Task brief —
Beginning with the first line, set down every line through the one containing "Chart.register(...registerables);", exactly as it appears, but not the pictures.

[BEGIN Recorded data]

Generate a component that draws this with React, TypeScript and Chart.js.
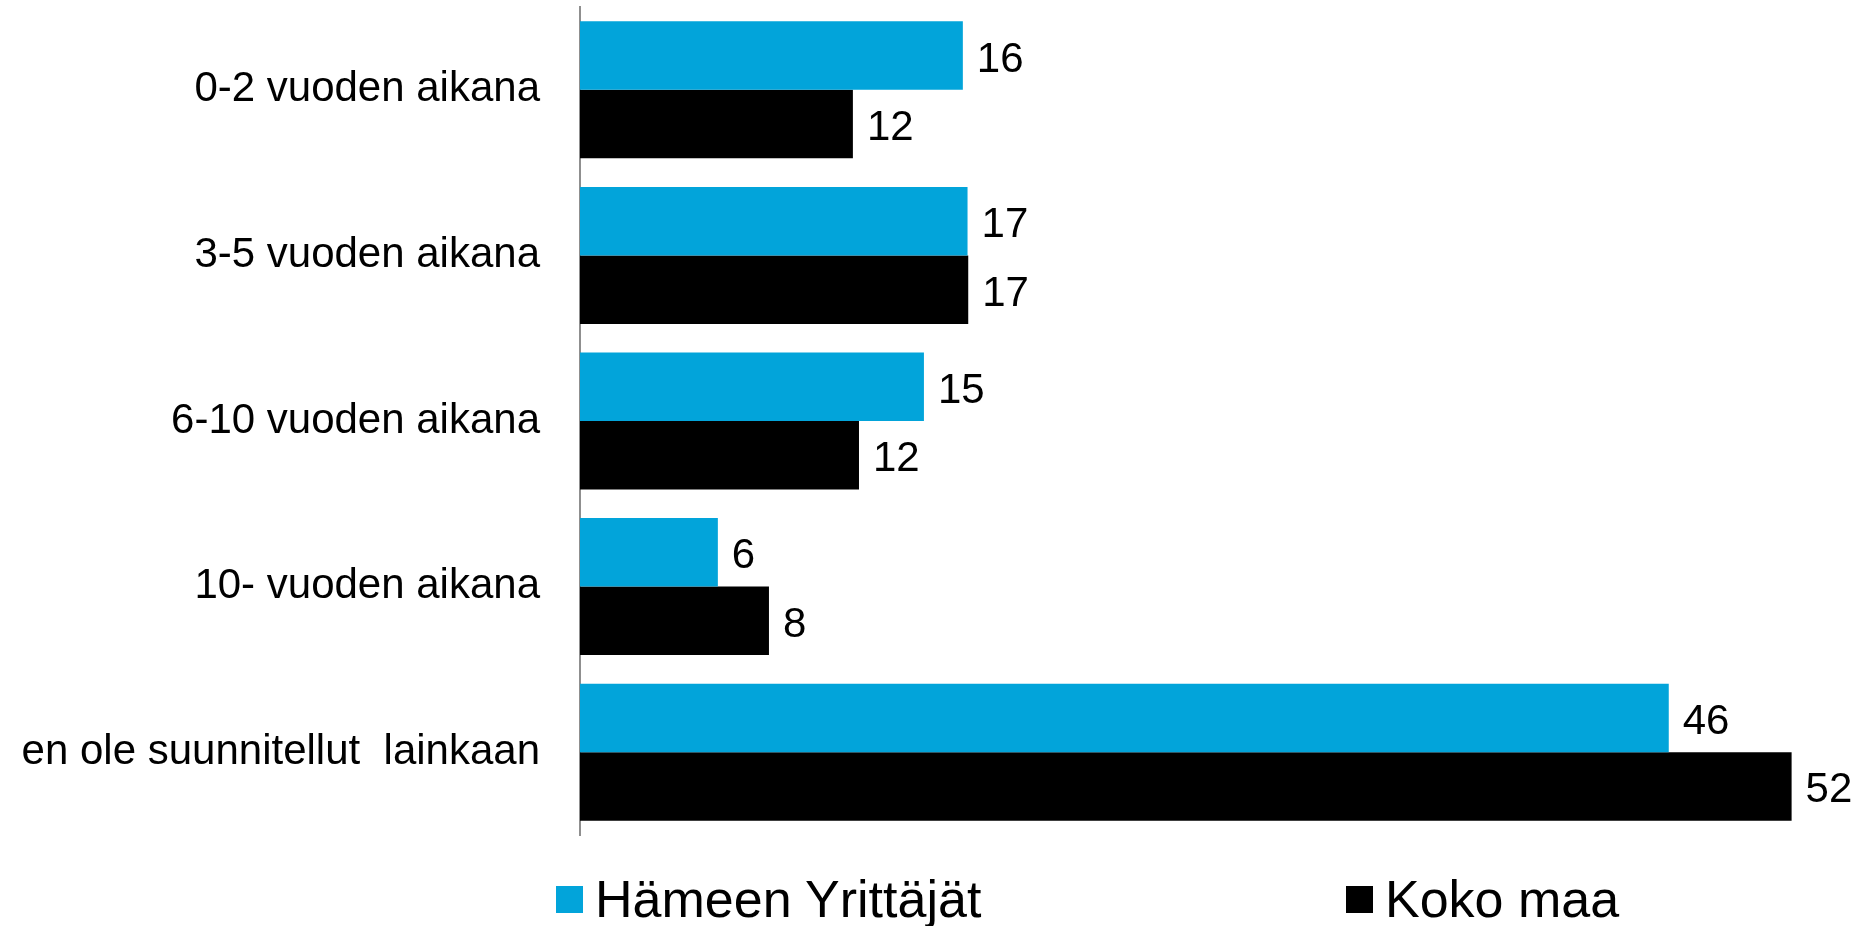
import React, { useEffect, useRef } from "react";
import { Chart, registerables } from "chart.js";

Chart.register(...registerables);

const categories = [
  "0-2 vuoden aikana",
  "3-5 vuoden aikana",
  "6-10 vuoden aikana",
  "10- vuoden aikana",
  "en ole suunnitellut  lainkaan",
];
const seriesNames = ["Hämeen Yrittäjät", "Koko maa"];
const hameenValues = [16.33, 16.53, 14.67, 5.88, 46.44];
const kokoMaaValues = [11.64, 16.56, 11.9, 8.06, 51.68];
const seriesColors = ["#02A4DA", "#000000"];

const FONT = "'Liberation Sans', Arial, Helvetica, sans-serif";
const LABEL_SIZE = 42;

const valueLabelPlugin = {
  id: "valueLabels",
  afterDatasetsDraw(chart: any) {
    const ctx = chart.ctx;
    ctx.save();
    ctx.font = `${LABEL_SIZE}px ${FONT}`;
    ctx.fillStyle = "#000";
    ctx.textAlign = "left";
    ctx.textBaseline = "alphabetic";
    chart.data.datasets.forEach((ds: any, di: number) => {
      const meta = chart.getDatasetMeta(di);
      meta.data.forEach((bar: any, i: number) => {
        const v = ds.data[i];
        ctx.fillText(
          String(Math.round(v)),
          bar.x + 14,
          bar.y + 1 + 0.358 * LABEL_SIZE
        );
      });
    });
    ctx.restore();
  },
};

export default function App() {
  const ref = useRef<HTMLCanvasElement | null>(null);
  useEffect(() => {
    if (!ref.current) return;
    const chart = new Chart(ref.current, {
      type: "bar",
      data: {
        labels: categories,
        datasets: [
          {
            label: seriesNames[0],
            data: hameenValues,
            backgroundColor: seriesColors[0],
            categoryPercentage: 0.827,
            barPercentage: 1,
          },
          {
            label: seriesNames[1],
            data: kokoMaaValues,
            backgroundColor: seriesColors[1],
            categoryPercentage: 0.827,
            barPercentage: 1,
          },
        ],
      },
      options: {
        indexAxis: "y",
        animation: false,
        responsive: true,
        maintainAspectRatio: false,
        layout: { padding: { top: 7, right: 24, bottom: 91, left: 0 } },
        plugins: {
          legend: { display: false },
          tooltip: { enabled: false },
        },
        scales: {
          x: {
            display: false,
            min: 0,
            max: 54,
          },
          y: {
            grid: { display: false, drawTicks: false },
            border: { display: true, color: "#8f8f8f", width: 2 },
            ticks: {
              color: "#000",
              padding: 40,
              font: { family: FONT, size: 42 },
            },
            afterFit(scale: any) {
              scale.width = 580;
              scale.paddingTop = 0;
              scale.paddingBottom = 0;
            },
          },
        },
      },
      plugins: [valueLabelPlugin],
    } as any);
    return () => chart.destroy();
  }, []);

  const legendText: React.CSSProperties = {
    position: "absolute",
    fontFamily: FONT,
    fontSize: 52,
    lineHeight: "52px",
    color: "#000",
    whiteSpace: "nowrap",
    top: 873,
  };

  return (
    <div
      style={{
        position: "absolute",
        left: 0,
        top: 0,
        width: 1870,
        height: 926,
        background: "#fff",
      }}
    >
      <canvas ref={ref} />
      <div
        style={{
          position: "absolute",
          left: 556,
          top: 886,
          width: 27,
          height: 27,
          background: seriesColors[0],
        }}
      />
      <div style={{ ...legendText, left: 595 }}>{seriesNames[0]}</div>
      <div
        style={{
          position: "absolute",
          left: 1346,
          top: 886,
          width: 27,
          height: 27,
          background: seriesColors[1],
        }}
      />
      <div style={{ ...legendText, left: 1385 }}>{seriesNames[1]}</div>
    </div>
  );
}
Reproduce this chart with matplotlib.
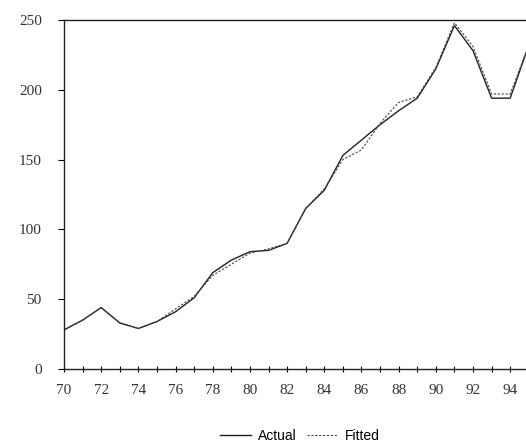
import numpy as np
import matplotlib.pyplot as plt

years = [70, 71, 72, 73, 74, 75, 76, 77, 78, 79, 80, 81, 82, 83, 84,
         85, 86, 87, 88, 89, 90, 91, 92, 93, 94, 95]
actual = [28, 35, 44, 33, 29, 34, 41, 51, 69, 78, 84, 85, 90, 115, 128,
          153, 164, 175, 185, 194, 215, 246, 228, 194, 194, 232]
fitted = [28, 35, 44, 33, 29, 34, 43, 52, 67, 75, 83, 86, 90, 115, 129,
          150, 157, 176, 191, 195, 216, 248, 231, 197, 197, 232]

xticks = list(range(70, 95, 2))
yticks = [0, 50, 100, 150, 200, 250]

fig = plt.figure(figsize=(5.26, 4.45), dpi=100)
ax = fig.add_axes([64 / 526, 1 - 369 / 445, 1 - 64 / 526, 349 / 445])

ax.plot(years, actual, color="#222222", lw=1.0, label="Actual")
ax.plot(years, fitted, color="#444444", lw=0.8, ls=(0, (2, 1.5)), label="Fitted")

ax.set_xlim(70, 94.85)
ax.set_ylim(0, 250)
ax.set_xticks(xticks)
ax.set_xticks(range(70, 95), minor=True)
ax.set_yticks(yticks)
ax.set_xticklabels([str(t) for t in xticks], family="Liberation Serif", fontsize=11, color="#333333")
ax.set_yticklabels([str(t) for t in yticks], family="Liberation Serif", fontsize=11, color="#333333")
ax.tick_params(axis="x", which="both", direction="inout", length=5, width=0.8, pad=8)
ax.tick_params(axis="y", direction="out", length=4, width=0.8, pad=12)

ax.spines["right"].set_visible(False)
for s in ["left", "top", "bottom"]:
    ax.spines[s].set_linewidth(1.0)
    ax.spines[s].set_color("#222222")

fig.legend(loc="center", bbox_to_anchor=(300 / 526, 1 - 436 / 445), ncol=2,
           frameon=False, prop={"family": "Liberation Sans", "size": 10},
           handlelength=2.2, columnspacing=0.8, handletextpad=0.5)

fig.savefig("out.png", dpi=100)
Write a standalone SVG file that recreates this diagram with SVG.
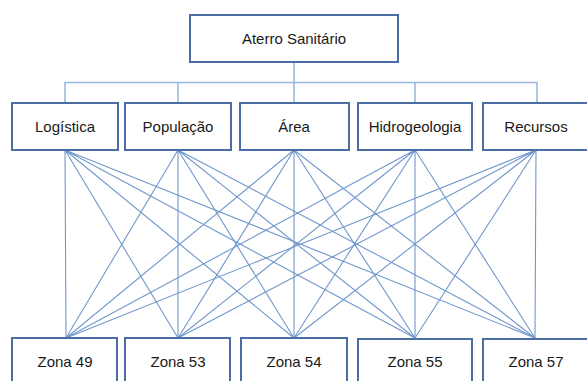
<svg xmlns="http://www.w3.org/2000/svg" width="587" height="381" viewBox="0 0 587 381">
<style>
.box{fill:#fff;stroke:#4a6ea3;stroke-width:2}
.t{font-family:"Liberation Sans",Arial,sans-serif;font-size:15px;fill:#1a1a1a;text-anchor:middle}
.tree{stroke:#9bb9dd;stroke-width:1.6;fill:none}
.x{stroke:#7097cb;stroke-width:1.1;fill:none}
</style>
<rect width="587" height="381" fill="#fff"/>
<g id="connectors">
<path class="tree" d="M294 62V82.5M65 103V82.5H537V103M178 82.5V103M294 82.5V103M415 82.5V103"/>
<g class="x">
<path d="M65 150L66 338M65 150L178 338M65 150L294 338M65 150L415 338M65 150L535 338"/>
<path d="M178 150L66 338M178 150L178 338M178 150L294 338M178 150L415 338M178 150L535 338"/>
<path d="M294 150L66 338M294 150L178 338M294 150L294 338M294 150L415 338M294 150L535 338"/>
<path d="M415 150L66 338M415 150L178 338M415 150L294 338M415 150L415 338M415 150L535 338"/>
<path d="M536 150L66 338M536 150L178 338M536 150L294 338M536 150L415 338M536 150L535 338"/>
</g>
</g>
<g id="aterro"><rect class="box" x="190" y="15" width="208" height="47"/><text class="t" x="294" y="44">Aterro Sanitário</text></g>
<g id="logistica"><rect class="box" x="12" y="103" width="106" height="47"/><text class="t" x="65" y="131.5">Logística</text></g>
<g id="populacao"><rect class="box" x="125" y="103" width="106" height="47"/><text class="t" x="178" y="131.5">População</text></g>
<g id="area"><rect class="box" x="240" y="103" width="109" height="47"/><text class="t" x="294" y="131.5">Área</text></g>
<g id="hidrogeologia"><rect class="box" x="358" y="103" width="114" height="47"/><text class="t" x="415" y="131.5">Hidrogeologia</text></g>
<g id="recursos"><rect class="box" x="483" y="103" width="106" height="47"/><text class="t" x="536" y="131.5">Recursos</text></g>
<g id="zona49"><rect class="box" x="12" y="338" width="105" height="60"/><text class="t" x="65" y="366.5">Zona 49</text></g>
<g id="zona53"><rect class="box" x="125" y="338" width="105" height="60"/><text class="t" x="178" y="366.5">Zona 53</text></g>
<g id="zona54"><rect class="box" x="241" y="338" width="106" height="60"/><text class="t" x="294" y="366.5">Zona 54</text></g>
<g id="zona55"><rect class="box" x="358" y="339" width="114" height="60"/><text class="t" x="415" y="367">Zona 55</text></g>
<g id="zona57"><rect class="box" x="483" y="339" width="106" height="60"/><text class="t" x="536" y="367">Zona 57</text></g>
</svg>
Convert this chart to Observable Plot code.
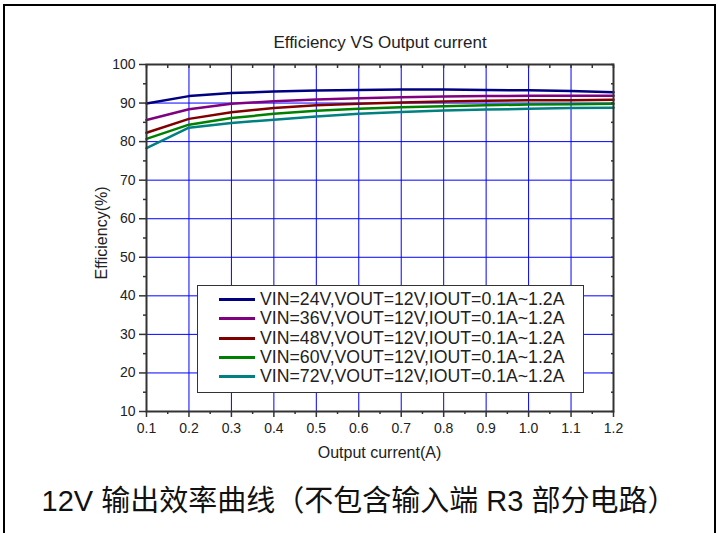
<!DOCTYPE html>
<html>
<head>
<meta charset="utf-8">
<script src="https://cdn.jsdelivr.net/npm/d3@7"></script>
<script src="https://cdn.jsdelivr.net/npm/@observablehq/plot@0.6"></script>
<style>
  html, body { margin: 0; padding: 0; background: #fff; }
  #wrap { position: relative; width: 718px; height: 533px; overflow: hidden; font-family: "Liberation Sans", Arial, sans-serif; }
  #border { position: absolute; left: 3px; top: 4px; width: 709px; height: 560px; border: 2px solid #000; }
  #chart { position: absolute; left: 0; top: 0; }
  .title { position: absolute; left: 0; width: 760px; text-align: center; top: 33px; font-size: 17px; color: #222; }
  .xlabel { position: absolute; left: 146px; width: 467px; text-align: center; top: 444px; font-size: 16px; color: #222; }
  .ylabel { position: absolute; left: 102px; top: 233px; font-size: 16px; color: #222; transform: translate(-50%, -50%) rotate(-90deg); white-space: nowrap; }
  #legend { position: absolute; left: 197px; top: 285px; width: 385px; height: 106px; border: 1px solid #333; background: #fff; }
  .row { position: absolute; left: 21px; height: 19px; display: flex; align-items: center; font-size: 17.7px; color: #222; white-space: nowrap; }
  .sw { width: 36px; height: 3px; margin-right: 5px; }
  .caption { position: absolute; left: 0; width: 718px; text-align: center; top: 477px; font-size: 29px; color: #111; font-family: "Liberation Sans", "Noto Sans CJK SC", sans-serif; white-space: nowrap; }
</style>
</head>
<body>
<div id="wrap">
  <div id="border"></div>
  <div id="chart"></div>
  <div class="title" id="title"></div>
  <div class="xlabel" id="xlabel"></div>
  <div class="ylabel" id="ylabel"></div>
  <div id="legend"></div>
  <div class="caption" id="caption"></div>
</div>
<script>
const current = [0.1, 0.2, 0.3, 0.4, 0.5, 0.6, 0.7, 0.8, 0.9, 1.0, 1.1, 1.2];
const vin24 = [89.9, 91.8, 92.6, 93.0, 93.25, 93.4, 93.5, 93.5, 93.4, 93.3, 93.15, 92.8];
const vin36 = [85.6, 88.4, 89.8, 90.5, 90.9, 91.25, 91.5, 91.7, 91.8, 91.9, 91.9, 91.9];
const vin48 = [82.3, 85.9, 87.6, 88.7, 89.4, 89.8, 90.15, 90.4, 90.6, 90.7, 90.75, 90.85];
const vin60 = [80.7, 84.4, 86.1, 87.2, 88.0, 88.5, 88.9, 89.2, 89.45, 89.6, 89.7, 89.8];
const vin72 = [78.3, 83.6, 84.8, 85.7, 86.5, 87.2, 87.7, 88.1, 88.3, 88.5, 88.7, 88.8];
const seriesNames = [
  "VIN=24V,VOUT=12V,IOUT=0.1A~1.2A",
  "VIN=36V,VOUT=12V,IOUT=0.1A~1.2A",
  "VIN=48V,VOUT=12V,IOUT=0.1A~1.2A",
  "VIN=60V,VOUT=12V,IOUT=0.1A~1.2A",
  "VIN=72V,VOUT=12V,IOUT=0.1A~1.2A"
];
const seriesValues = [vin24, vin36, vin48, vin60, vin72];
const seriesColors = ["#000080", "#800080", "#800000", "#008000", "#008080"];
const xTicks = [0.1, 0.2, 0.3, 0.4, 0.5, 0.6, 0.7, 0.8, 0.9, 1.0, 1.1, 1.2];
const xMinor = [0.15, 0.25, 0.35, 0.45, 0.55, 0.65, 0.75, 0.85, 0.95, 1.05, 1.15];
const yTicks = [10, 20, 30, 40, 50, 60, 70, 80, 90, 100];
const yMinor = [15, 25, 35, 45, 55, 65, 75, 85, 95];
const titleText = "Efficiency VS Output current";
const xLabelText = "Output current(A)";
const yLabelText = "Efficiency(%)";
const captionText = "12V 输出效率曲线（不包含输入端 R3 部分电路）";

const data = seriesNames.flatMap((name, i) =>
  current.map((c, j) => ({series: name, current: c, eff: seriesValues[i][j]})));

const axisColor = "#333";
const chart = Plot.plot({
  width: 718,
  height: 533,
  marginLeft: 146,
  marginRight: 105,
  marginTop: 64,
  marginBottom: 122,
  style: {fontFamily: "Liberation Sans, Arial, sans-serif", fontSize: "14px", color: "#222", background: "transparent"},
  x: {domain: [0.1, 1.2]},
  y: {domain: [10, 100]},
  color: {domain: seriesNames, range: seriesColors},
  marks: [
    Plot.gridX(xTicks.slice(1, -1), {stroke: "#0000ff", strokeOpacity: 1, strokeWidth: 1}),
    Plot.gridY(yTicks.slice(1, -1), {stroke: "#0000ff", strokeOpacity: 1, strokeWidth: 1}),
    Plot.line(data, {x: "current", y: "eff", stroke: "series", strokeWidth: 2.5, curve: "linear"}),
    Plot.frame({stroke: axisColor, strokeWidth: 2}),
    Plot.axisX(xTicks, {anchor: "bottom", tickSize: 6, tickPadding: 6, tickFormat: d => d.toFixed(1), label: null, stroke: axisColor, strokeWidth: 1.5, fontSize: 14}),
    Plot.axisX(xMinor, {anchor: "bottom", tickSize: 3, tickFormat: () => "", label: null, stroke: axisColor, strokeWidth: 1.5}),
    Plot.axisX(xTicks.concat(xMinor), {anchor: "top", tickSize: -3, tickFormat: () => "", label: null, stroke: axisColor, strokeWidth: 1.5}),
    Plot.axisY(yTicks, {anchor: "left", tickSize: 7, tickPadding: 4, label: null, stroke: axisColor, strokeWidth: 1.5, fontSize: 14}),
    Plot.axisY(yMinor, {anchor: "left", tickSize: 3, tickFormat: () => "", label: null, stroke: axisColor, strokeWidth: 1.5}),
    Plot.axisY(yTicks.concat(yMinor), {anchor: "right", tickSize: -3, tickFormat: () => "", label: null, stroke: axisColor, strokeWidth: 1.5})
  ]
});
document.getElementById("chart").appendChild(chart);
document.getElementById("title").textContent = titleText;
document.getElementById("xlabel").textContent = xLabelText;
document.getElementById("ylabel").textContent = yLabelText;
document.getElementById("caption").textContent = captionText;

const legend = document.getElementById("legend");
seriesNames.forEach((name, i) => {
  const row = document.createElement("div");
  row.className = "row";
  row.style.top = (4 + i * 19.3) + "px";
  const sw = document.createElement("div");
  sw.className = "sw";
  sw.style.background = seriesColors[i];
  const tx = document.createElement("span");
  tx.textContent = name;
  row.appendChild(sw);
  row.appendChild(tx);
  legend.appendChild(row);
});
</script>
</body>
</html>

[END Recorded data]

Task solution —
Generate a component that draws this with React, TypeScript and Chart.js.
import React, { useEffect, useRef } from "react";
import { Chart, registerables } from "chart.js";

Chart.register(...registerables);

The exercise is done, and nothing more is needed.